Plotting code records
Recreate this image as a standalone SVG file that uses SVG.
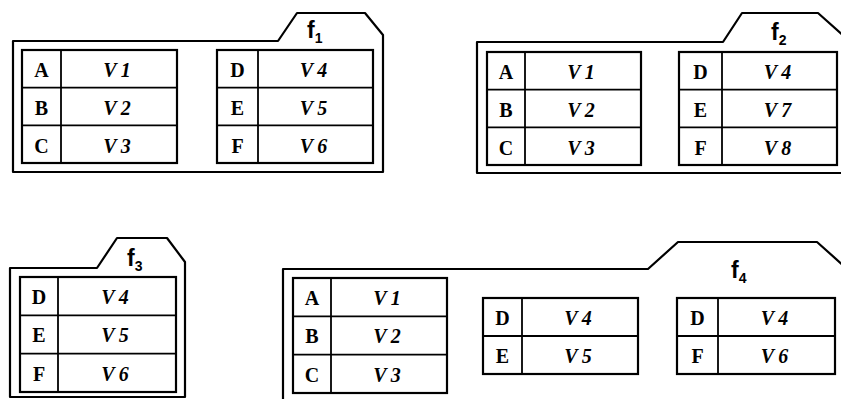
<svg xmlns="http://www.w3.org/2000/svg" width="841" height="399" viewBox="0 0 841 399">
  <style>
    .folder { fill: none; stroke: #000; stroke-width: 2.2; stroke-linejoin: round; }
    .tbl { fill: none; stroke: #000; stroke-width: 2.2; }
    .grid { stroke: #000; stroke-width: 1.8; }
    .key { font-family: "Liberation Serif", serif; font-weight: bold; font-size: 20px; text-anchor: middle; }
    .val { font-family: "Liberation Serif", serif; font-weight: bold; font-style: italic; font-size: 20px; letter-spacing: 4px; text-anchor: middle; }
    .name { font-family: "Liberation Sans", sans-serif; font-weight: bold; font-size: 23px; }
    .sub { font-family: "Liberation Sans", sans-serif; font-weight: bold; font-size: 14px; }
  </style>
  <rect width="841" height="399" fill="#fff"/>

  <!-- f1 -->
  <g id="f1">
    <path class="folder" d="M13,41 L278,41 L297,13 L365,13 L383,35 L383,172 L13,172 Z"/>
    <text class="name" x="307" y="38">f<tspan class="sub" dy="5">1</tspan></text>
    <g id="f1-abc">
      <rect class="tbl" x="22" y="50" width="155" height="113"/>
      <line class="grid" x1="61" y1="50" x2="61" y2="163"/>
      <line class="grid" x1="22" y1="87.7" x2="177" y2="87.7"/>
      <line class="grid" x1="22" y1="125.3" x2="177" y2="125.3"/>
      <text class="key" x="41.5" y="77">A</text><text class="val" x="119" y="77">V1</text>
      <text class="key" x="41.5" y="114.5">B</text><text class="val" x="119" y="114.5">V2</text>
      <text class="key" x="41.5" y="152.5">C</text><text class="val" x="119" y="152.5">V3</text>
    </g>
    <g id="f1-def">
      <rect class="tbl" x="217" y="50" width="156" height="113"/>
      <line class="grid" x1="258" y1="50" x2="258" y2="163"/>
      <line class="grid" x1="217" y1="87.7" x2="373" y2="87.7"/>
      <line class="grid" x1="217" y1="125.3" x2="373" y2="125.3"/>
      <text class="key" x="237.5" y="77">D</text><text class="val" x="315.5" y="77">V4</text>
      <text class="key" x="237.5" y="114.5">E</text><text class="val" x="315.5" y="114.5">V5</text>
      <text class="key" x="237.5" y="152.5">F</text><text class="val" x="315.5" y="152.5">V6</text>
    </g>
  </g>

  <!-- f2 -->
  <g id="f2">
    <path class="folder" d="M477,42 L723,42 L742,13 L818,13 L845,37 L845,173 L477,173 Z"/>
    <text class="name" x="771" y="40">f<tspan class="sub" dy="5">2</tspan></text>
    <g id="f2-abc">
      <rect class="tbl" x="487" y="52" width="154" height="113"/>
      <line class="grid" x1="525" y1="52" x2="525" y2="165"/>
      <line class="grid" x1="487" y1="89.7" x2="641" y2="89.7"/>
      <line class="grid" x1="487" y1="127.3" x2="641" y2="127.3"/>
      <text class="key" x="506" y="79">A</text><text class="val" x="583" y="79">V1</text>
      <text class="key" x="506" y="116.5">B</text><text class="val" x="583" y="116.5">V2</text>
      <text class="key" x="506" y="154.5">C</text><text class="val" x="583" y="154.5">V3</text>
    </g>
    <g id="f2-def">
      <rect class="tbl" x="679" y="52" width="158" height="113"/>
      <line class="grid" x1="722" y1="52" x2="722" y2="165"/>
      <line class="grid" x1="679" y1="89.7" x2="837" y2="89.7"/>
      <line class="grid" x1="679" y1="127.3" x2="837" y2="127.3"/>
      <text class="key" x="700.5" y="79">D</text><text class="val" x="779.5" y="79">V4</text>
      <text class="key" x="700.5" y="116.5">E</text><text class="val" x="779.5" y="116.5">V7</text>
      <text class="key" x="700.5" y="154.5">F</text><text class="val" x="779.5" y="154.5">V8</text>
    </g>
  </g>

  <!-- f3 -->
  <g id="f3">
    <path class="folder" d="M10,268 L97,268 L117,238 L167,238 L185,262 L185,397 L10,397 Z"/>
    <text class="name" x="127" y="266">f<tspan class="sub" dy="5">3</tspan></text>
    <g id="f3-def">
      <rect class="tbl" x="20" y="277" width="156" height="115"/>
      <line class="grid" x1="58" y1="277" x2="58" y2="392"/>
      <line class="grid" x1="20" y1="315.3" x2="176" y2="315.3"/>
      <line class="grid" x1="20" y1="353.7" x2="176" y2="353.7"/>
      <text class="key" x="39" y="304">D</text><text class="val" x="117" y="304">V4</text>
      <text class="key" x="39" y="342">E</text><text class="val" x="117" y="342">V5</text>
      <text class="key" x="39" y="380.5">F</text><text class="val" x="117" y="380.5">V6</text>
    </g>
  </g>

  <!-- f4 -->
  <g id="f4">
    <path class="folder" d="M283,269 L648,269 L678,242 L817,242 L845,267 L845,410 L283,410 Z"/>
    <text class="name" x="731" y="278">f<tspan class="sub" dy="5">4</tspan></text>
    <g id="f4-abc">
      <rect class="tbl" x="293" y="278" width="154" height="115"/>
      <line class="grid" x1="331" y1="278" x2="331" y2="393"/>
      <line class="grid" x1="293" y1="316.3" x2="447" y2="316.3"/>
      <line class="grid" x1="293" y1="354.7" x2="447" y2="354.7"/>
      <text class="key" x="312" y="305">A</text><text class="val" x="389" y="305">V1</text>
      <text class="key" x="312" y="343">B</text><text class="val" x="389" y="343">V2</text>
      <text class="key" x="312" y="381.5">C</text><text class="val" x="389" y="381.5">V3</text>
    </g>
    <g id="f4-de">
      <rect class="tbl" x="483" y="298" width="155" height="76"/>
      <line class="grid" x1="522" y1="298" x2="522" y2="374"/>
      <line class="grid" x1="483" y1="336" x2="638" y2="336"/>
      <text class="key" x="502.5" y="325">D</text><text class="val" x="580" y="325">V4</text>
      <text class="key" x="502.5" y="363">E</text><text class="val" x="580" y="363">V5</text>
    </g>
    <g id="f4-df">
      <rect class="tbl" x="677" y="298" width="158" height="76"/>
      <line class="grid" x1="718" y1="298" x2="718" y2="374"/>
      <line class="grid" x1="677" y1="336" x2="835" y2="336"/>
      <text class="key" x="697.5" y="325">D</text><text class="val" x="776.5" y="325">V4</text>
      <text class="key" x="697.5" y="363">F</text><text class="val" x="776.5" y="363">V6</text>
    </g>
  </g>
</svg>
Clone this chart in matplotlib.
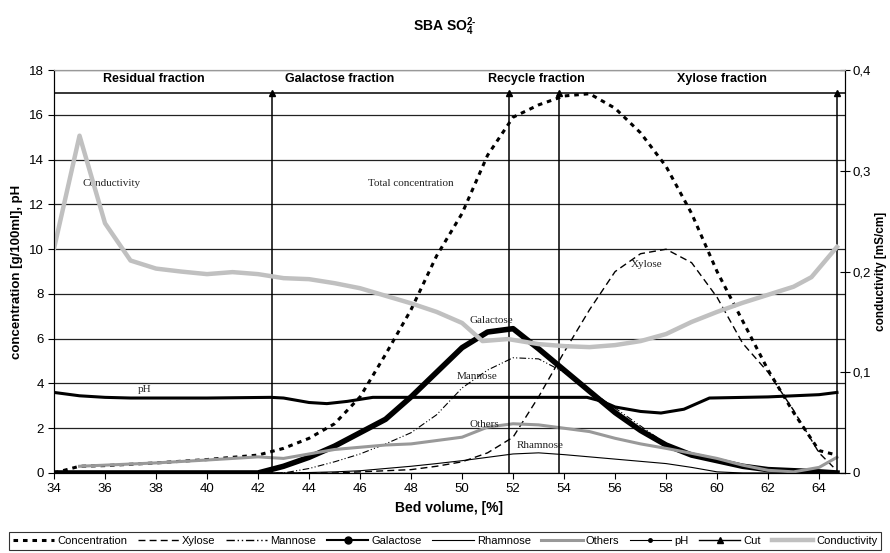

• [What is asked]
Omit the pictures, and quote the material above exactly as given.

• [Reply]
Recreate this image as a standalone SVG file that uses SVG.
<svg xmlns="http://www.w3.org/2000/svg" width="841" height="399" viewBox="0 0 841 399">
  <style>
    .folder { fill: none; stroke: #000; stroke-width: 2.2; stroke-linejoin: round; }
    .tbl { fill: none; stroke: #000; stroke-width: 2.2; }
    .grid { stroke: #000; stroke-width: 1.8; }
    .key { font-family: "Liberation Serif", serif; font-weight: bold; font-size: 20px; text-anchor: middle; }
    .val { font-family: "Liberation Serif", serif; font-weight: bold; font-style: italic; font-size: 20px; letter-spacing: 4px; text-anchor: middle; }
    .name { font-family: "Liberation Sans", sans-serif; font-weight: bold; font-size: 23px; }
    .sub { font-family: "Liberation Sans", sans-serif; font-weight: bold; font-size: 14px; }
  </style>
  <rect width="841" height="399" fill="#fff"/>

  <!-- f1 -->
  <g id="f1">
    <path class="folder" d="M13,41 L278,41 L297,13 L365,13 L383,35 L383,172 L13,172 Z"/>
    <text class="name" x="307" y="38">f<tspan class="sub" dy="5">1</tspan></text>
    <g id="f1-abc">
      <rect class="tbl" x="22" y="50" width="155" height="113"/>
      <line class="grid" x1="61" y1="50" x2="61" y2="163"/>
      <line class="grid" x1="22" y1="87.7" x2="177" y2="87.7"/>
      <line class="grid" x1="22" y1="125.3" x2="177" y2="125.3"/>
      <text class="key" x="41.5" y="77">A</text><text class="val" x="119" y="77">V1</text>
      <text class="key" x="41.5" y="114.5">B</text><text class="val" x="119" y="114.5">V2</text>
      <text class="key" x="41.5" y="152.5">C</text><text class="val" x="119" y="152.5">V3</text>
    </g>
    <g id="f1-def">
      <rect class="tbl" x="217" y="50" width="156" height="113"/>
      <line class="grid" x1="258" y1="50" x2="258" y2="163"/>
      <line class="grid" x1="217" y1="87.7" x2="373" y2="87.7"/>
      <line class="grid" x1="217" y1="125.3" x2="373" y2="125.3"/>
      <text class="key" x="237.5" y="77">D</text><text class="val" x="315.5" y="77">V4</text>
      <text class="key" x="237.5" y="114.5">E</text><text class="val" x="315.5" y="114.5">V5</text>
      <text class="key" x="237.5" y="152.5">F</text><text class="val" x="315.5" y="152.5">V6</text>
    </g>
  </g>

  <!-- f2 -->
  <g id="f2">
    <path class="folder" d="M477,42 L723,42 L742,13 L818,13 L845,37 L845,173 L477,173 Z"/>
    <text class="name" x="771" y="40">f<tspan class="sub" dy="5">2</tspan></text>
    <g id="f2-abc">
      <rect class="tbl" x="487" y="52" width="154" height="113"/>
      <line class="grid" x1="525" y1="52" x2="525" y2="165"/>
      <line class="grid" x1="487" y1="89.7" x2="641" y2="89.7"/>
      <line class="grid" x1="487" y1="127.3" x2="641" y2="127.3"/>
      <text class="key" x="506" y="79">A</text><text class="val" x="583" y="79">V1</text>
      <text class="key" x="506" y="116.5">B</text><text class="val" x="583" y="116.5">V2</text>
      <text class="key" x="506" y="154.5">C</text><text class="val" x="583" y="154.5">V3</text>
    </g>
    <g id="f2-def">
      <rect class="tbl" x="679" y="52" width="158" height="113"/>
      <line class="grid" x1="722" y1="52" x2="722" y2="165"/>
      <line class="grid" x1="679" y1="89.7" x2="837" y2="89.7"/>
      <line class="grid" x1="679" y1="127.3" x2="837" y2="127.3"/>
      <text class="key" x="700.5" y="79">D</text><text class="val" x="779.5" y="79">V4</text>
      <text class="key" x="700.5" y="116.5">E</text><text class="val" x="779.5" y="116.5">V7</text>
      <text class="key" x="700.5" y="154.5">F</text><text class="val" x="779.5" y="154.5">V8</text>
    </g>
  </g>

  <!-- f3 -->
  <g id="f3">
    <path class="folder" d="M10,268 L97,268 L117,238 L167,238 L185,262 L185,397 L10,397 Z"/>
    <text class="name" x="127" y="266">f<tspan class="sub" dy="5">3</tspan></text>
    <g id="f3-def">
      <rect class="tbl" x="20" y="277" width="156" height="115"/>
      <line class="grid" x1="58" y1="277" x2="58" y2="392"/>
      <line class="grid" x1="20" y1="315.3" x2="176" y2="315.3"/>
      <line class="grid" x1="20" y1="353.7" x2="176" y2="353.7"/>
      <text class="key" x="39" y="304">D</text><text class="val" x="117" y="304">V4</text>
      <text class="key" x="39" y="342">E</text><text class="val" x="117" y="342">V5</text>
      <text class="key" x="39" y="380.5">F</text><text class="val" x="117" y="380.5">V6</text>
    </g>
  </g>

  <!-- f4 -->
  <g id="f4">
    <path class="folder" d="M283,269 L648,269 L678,242 L817,242 L845,267 L845,410 L283,410 Z"/>
    <text class="name" x="731" y="278">f<tspan class="sub" dy="5">4</tspan></text>
    <g id="f4-abc">
      <rect class="tbl" x="293" y="278" width="154" height="115"/>
      <line class="grid" x1="331" y1="278" x2="331" y2="393"/>
      <line class="grid" x1="293" y1="316.3" x2="447" y2="316.3"/>
      <line class="grid" x1="293" y1="354.7" x2="447" y2="354.7"/>
      <text class="key" x="312" y="305">A</text><text class="val" x="389" y="305">V1</text>
      <text class="key" x="312" y="343">B</text><text class="val" x="389" y="343">V2</text>
      <text class="key" x="312" y="381.5">C</text><text class="val" x="389" y="381.5">V3</text>
    </g>
    <g id="f4-de">
      <rect class="tbl" x="483" y="298" width="155" height="76"/>
      <line class="grid" x1="522" y1="298" x2="522" y2="374"/>
      <line class="grid" x1="483" y1="336" x2="638" y2="336"/>
      <text class="key" x="502.5" y="325">D</text><text class="val" x="580" y="325">V4</text>
      <text class="key" x="502.5" y="363">E</text><text class="val" x="580" y="363">V5</text>
    </g>
    <g id="f4-df">
      <rect class="tbl" x="677" y="298" width="158" height="76"/>
      <line class="grid" x1="718" y1="298" x2="718" y2="374"/>
      <line class="grid" x1="677" y1="336" x2="835" y2="336"/>
      <text class="key" x="697.5" y="325">D</text><text class="val" x="776.5" y="325">V4</text>
      <text class="key" x="697.5" y="363">F</text><text class="val" x="776.5" y="363">V6</text>
    </g>
  </g>
</svg>
Clone this chart in matplotlib.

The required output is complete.